Summary: Mispositioned Textboxes In Reading Doc Files Through HWPF
Product: POI Reporter: Vipul Kumar <vipulucky93>
Component: HWPFAssignee: POI Developers List <dev>
Status: RESOLVED WONTFIX    
Severity: major CC: vipulucky93
Priority: P2 Keywords: APIBug
Version: 3.8-FINAL   
Target Milestone: ---   
Hardware: PC   
OS: Linux   
Attachments: This is the document which i was unable to read properly.

Description Vipul Kumar 2012-07-17 07:40:03 UTC
Created attachment 29070 [details]
This is the document which i was unable to read properly.

I tried reading doc and docx files using Apache POI 3.8. It worked fine until i encountered textboxes.

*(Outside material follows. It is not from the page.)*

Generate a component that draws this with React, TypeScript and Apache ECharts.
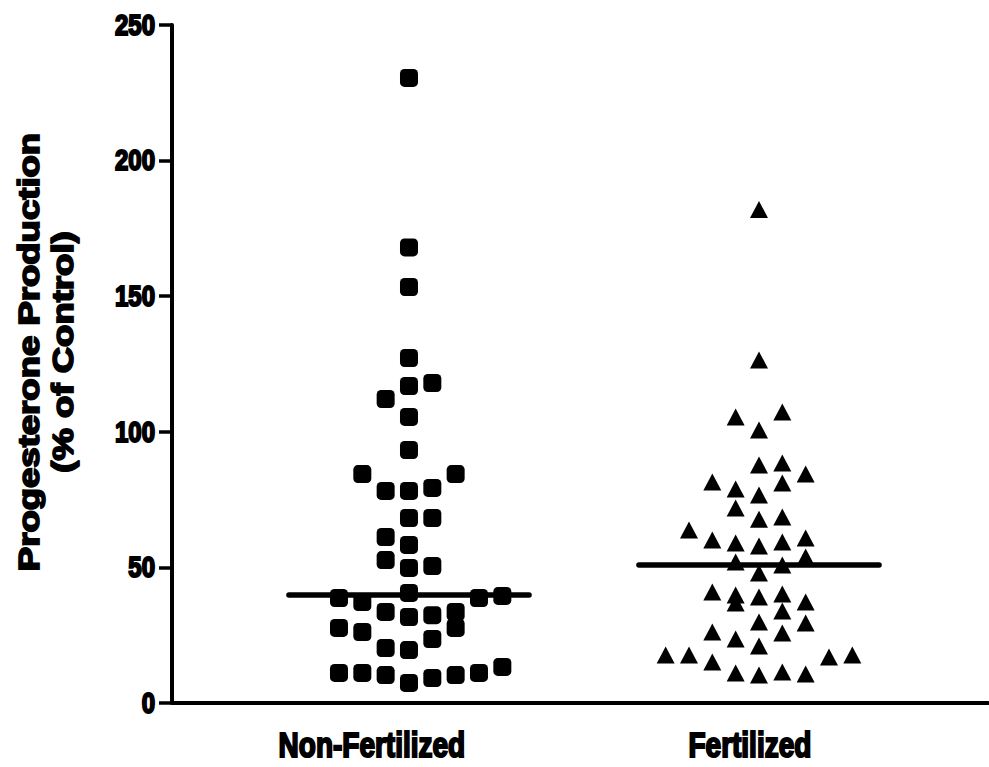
import React, { useEffect, useRef } from "react";
import * as echarts from "echarts";

// Groups shown along the x axis
const categories = ["Non-Fertilized", "Fertilized"];

// Progesterone production (% of control), one value per sample
const nonFertilizedValues = [
  230.5, 168, 153.4, 127.2, 116.9, 118, 112.1, 105.5, 93.3, 84.4, 84.4,
  78.2, 78.2, 79.3, 68.2, 68.2, 61.2, 58.3, 52.7, 49.8, 50.5, 38.7, 37.2,
  40.6, 38.7, 39.5, 33.6, 31.7, 32.4, 33.6, 27.7, 27.7, 26.2, 20.3, 19.5,
  23.6, 11.1, 11.1, 10.3, 7.4, 9.2, 10.3, 11.1, 13.3,
];
// Swarm slot of each sample (left/right of the group centre)
const nonFertilizedSlots = [
  0, 0, 0, 0, 0, 1, -1, 0, 0, -2, 2, -1, 0, 1, 0, 1, -1, 0, -1, 0, 1, -3, -2,
  0, 3, 4, -1, 0, 1, 2, 2, -3, -2, -1, 0, 1, -3, -2, -1, 0, 1, 2, 3, 4,
];

const fertilizedValues = [
  182, 126.5, 105.5, 107.3, 100.7, 87.8, 88.5, 84.4, 81.5, 78.9, 76.7, 81.1,
  71.9, 67.8, 68.6, 63.8, 60.1, 59, 57.9, 59.4, 60.8, 52, 53.8, 50.9, 47.9,
  40.9, 39.8, 39.1, 40.2, 37.2, 36.9, 33.9, 29.9, 29.5, 26.2, 23.6, 21, 25.8,
  17.7, 17.7, 15.1, 17, 17.7, 11.1, 10.3, 11.4, 10.7,
];
const fertilizedSlots = [
  0, 0, -1, 1, 0, 0, 1, 2, -2, -1, 0, 1, -1, 0, 1, -3, -2, -1, 0, 1, 2, -1, 2,
  1, 0, -2, -1, 0, 1, 2, -1, 1, 0, 2, -2, -1, 0, 1, -4, -3, -2, 3, 4, -1, 0, 1,
  2,
];

// Median of each group
const medians = [39.8, 50.9];

// Y axis ticks
const yTicks = [0, 50, 100, 150, 200, 250];

// Axis title, one entry per line
const yTitleLines = ["Progesterone Production", "(% of Control)"];

const SLOT_WIDTH = 1 / 15; // spacing between swarm columns, in x units
const MEDIAN_HALF = 0.343; // half length of the median bar, in x units
const LABEL_SHIFT = [-0.106, -0.026]; // category label offset from group centre

const FONT_FAMILY = "'Liberation Sans', Arial, Helvetica, sans-serif";
const TEXT_STRETCH = 1.26; // glyphs are drawn taller than they are wide

function swarm(values: number[], slots: number[], centre: number) {
  return values.map((v, i) => [centre + slots[i] * SLOT_WIDTH, v]);
}

function heavyText(text: string, size: number) {
  return {
    text,
    fill: "#000",
    font: `bold ${size}px ${FONT_FAMILY}`,
    stroke: "#000",
    lineWidth: 1.7,
    align: "center",
    verticalAlign: "middle",
  };
}

export default function App() {
  const ref = useRef<HTMLDivElement>(null);

  useEffect(() => {
    if (!ref.current) return;
    const chart = echarts.init(ref.current, null, { renderer: "svg" });
    const centres = [1, 2];

    chart.setOption({
      animation: false,
      backgroundColor: "#ffffff",
      grid: { left: 172, right: 1, top: 25, bottom: 64, containLabel: false },
      xAxis: {
        type: "value",
        min: 0.3229,
        max: 2.6543,
        splitLine: { show: false },
        axisLine: { show: true, onZero: false, lineStyle: { color: "#000", width: 4 } },
        axisTick: { show: false },
        axisLabel: { show: false },
      },
      yAxis: {
        type: "value",
        min: yTicks[0],
        max: yTicks[yTicks.length - 1],
        interval: 50,
        splitLine: { show: false },
        axisLine: { show: true, lineStyle: { color: "#000", width: 4 } },
        axisTick: { show: true, length: 13, lineStyle: { color: "#000", width: 3.5 } },
        axisLabel: { show: false },
      },
      series: [
        {
          type: "scatter",
          name: categories[0],
          symbol: "roundRect",
          symbolSize: 18,
          itemStyle: { color: "#000", opacity: 1 },
          data: swarm(nonFertilizedValues, nonFertilizedSlots, centres[0]),
          z: 3,
        },
        {
          type: "scatter",
          name: categories[1],
          symbol: "triangle",
          symbolSize: [18, 17],
          itemStyle: { color: "#000", opacity: 1 },
          data: swarm(fertilizedValues, fertilizedSlots, centres[1]),
          z: 3,
        },
        ...medians.map((m, i) => ({
          type: "line",
          name: categories[i] + " median",
          symbol: "none",
          lineStyle: { color: "#000", width: 5.5, cap: "round" },
          data: [
            [centres[i] - MEDIAN_HALF, m],
            [centres[i] + MEDIAN_HALF, m],
          ],
          z: 4,
        })),
      ],
    });

    // Axis texts, placed from the axes' own scales
    const toPx = (x: number, y: number) =>
      chart.convertToPixel({ gridIndex: 0 }, [x, y]) as number[];
    const origin = toPx(0.3229, 0);
    const top = toPx(0.3229, yTicks[yTicks.length - 1]);

    const tickTexts = yTicks.map((t) => {
      const p = toPx(0.3229, t);
      return {
        type: "text",
        x: p[0] - 17,
        y: p[1],
        scaleY: TEXT_STRETCH * 0.95,
        style: { ...heavyText(String(t), 24), align: "right" },
      };
    });

    const categoryTexts = categories.map((c, i) => {
      const p = toPx(centres[i] + LABEL_SHIFT[i], 0);
      return {
        type: "text",
        x: p[0],
        y: p[1] + 42,
        scaleY: TEXT_STRETCH,
        style: heavyText(c, 28),
      };
    });

    const midY = (origin[1] + top[1]) / 2 - 12;
    const titleTexts = yTitleLines.map((line, i) => ({
      type: "text",
      x: origin[0] - 143 + i * 34,
      y: midY,
      rotation: Math.PI / 2,
      scaleX: TEXT_STRETCH,
      style: heavyText(line, 29),
    }));

    chart.setOption({
      graphic: { elements: [...tickTexts, ...categoryTexts, ...titleTexts] },
    });

    return () => chart.dispose();
  }, []);

  return (
    <div
      ref={ref}
      style={{ position: "fixed", left: 0, top: 0, width: 989, height: 767 }}
    />
  );
}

If the format of the document is like this: 
paragraph 1 
textbox 1 
paragraph 2 
textbox 2 
paragraph 3 

Then the output should be: 
paragraph 1 textbox 1 paragraph 2 textbox 2 paragraph 3 
But HWPF reads such .doc file as: 
paragraph 1 paragraph 2 paragraph 3 textbox 1 textbox 2 

It seems to be adding textboxes at the end and not at the place where it should be, i.e. between the paragraphs.

In case of .docx files, XWPF didn't read textboxes at all.

I tried methods getText(), getTextFromPieces(), extractText(), getParagraphText(), but none of these helped.
Comment 1 Sergey Vladimirov 2012-11-06 16:42:33 UTC
Vipur,

Textboxes are graphical objects. Currently POI unable to detect exact place for textbox to be placed on the page. Another problem -- textbox can be anchored to the page (not to some paragraph), and there is no way to detect position in text to insert textbox content without page rendering (which POI doesn't).

Patches to detect textbox anchors position (exact point to insert text box content into document) are always welcomed.
Comment 2 Dominik Stadler 2017-09-11 19:36:23 UTC
No update on this for a very long time and as explained above, it is very hard to get this right for all cases. Therefore I am closing this as WONTFIX, please report new bugs if there are any contributions in this area.